2. Interpretation of section 9(1)(vii) of the Income-tax Act, 1961: Section 9(1)(vii) deems certain incomes to accrue or arise in India, including fees for technical services payable by a resident, unless the fees are for services utilized in a business or profession carried on outside India or for earning income from any source outside India. The court clarified that section 9(1) aims to tax the recipient's income and not the payer. Therefore, the expression "such person" in section 9(1)(vii)(b) refers to the recipient of the income. Applying this interpretation, the court concluded that the fees received by petitioner No. 2 for services rendered outside India fell within the exception provided in section 9(1)(vii)(b) and were not taxable in India.
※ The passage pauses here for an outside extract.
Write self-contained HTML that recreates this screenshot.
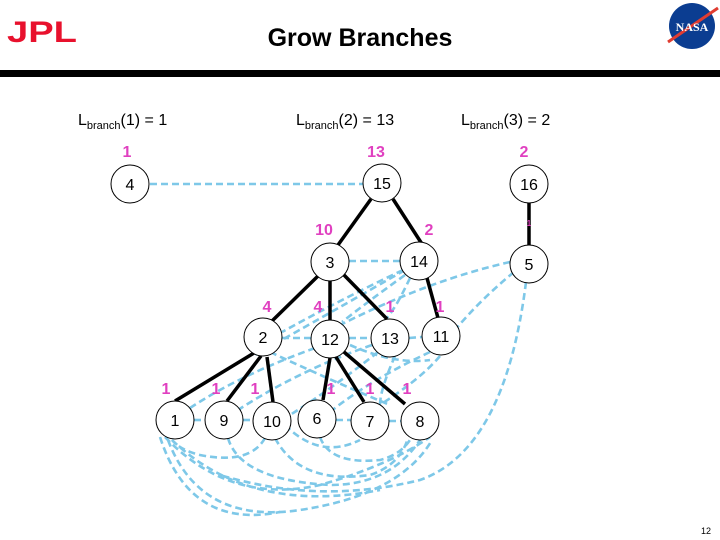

3. Territorial nexus for tax liability: The court emphasized the principle of territorial nexus, stating that Indian Parliament can only tax the income of a non-resident to the extent it arises or accrues in India. This principle was supported by the Supreme Court's observations in Ishikawajima-Harima Heavy Industries Ltd. v. DIT, where it was held that for section 9(1)(vii) to apply, the services must not only be utilized in India but also rendered in India or have a live link with India. The court reiterated that the income of a non-resident can only be taxed in India if there is a territorial nexus, which was not present in the case of the BEAT agreement.
4. Applicability of the Supreme Court decision in Ishikawajima-Harima Heavy Industries Ltd. v. DIT: The court considered the applicability of the Supreme Court's decision in Ishikawajima, which involved offshore services and the interpretation of section 9(1)(vii)(c). The Supreme Court had adopted a twin test requiring services to be both rendered and utilized in India for the income to be taxable in India. The court found that this interpretation was relevant to the present case under section 9(1)(vii)(b) as well. The court also referred to similar interpretations by other courts, such as the Karnataka High Court in Jindal Thermal Power Company Ltd. v. Deputy CIT (TDS), which supported the twin criteria of rendering and utilizing services in India for taxability.
Conclusion: The court held that the income received by petitioner No. 2 under the BEAT agreement did not satisfy the twin criteria of being rendered and utilized in India. Therefore, it could not be deemed to have accrued or arisen in India and was not liable to Indian income-tax. The assessment orders subjecting the income to Indian income-tax were quashed, and the respondents were directed to exclude the income received under the BEAT agreement from tax assessments. The petition was allowed, and the rule was made absolute to the extent indicated.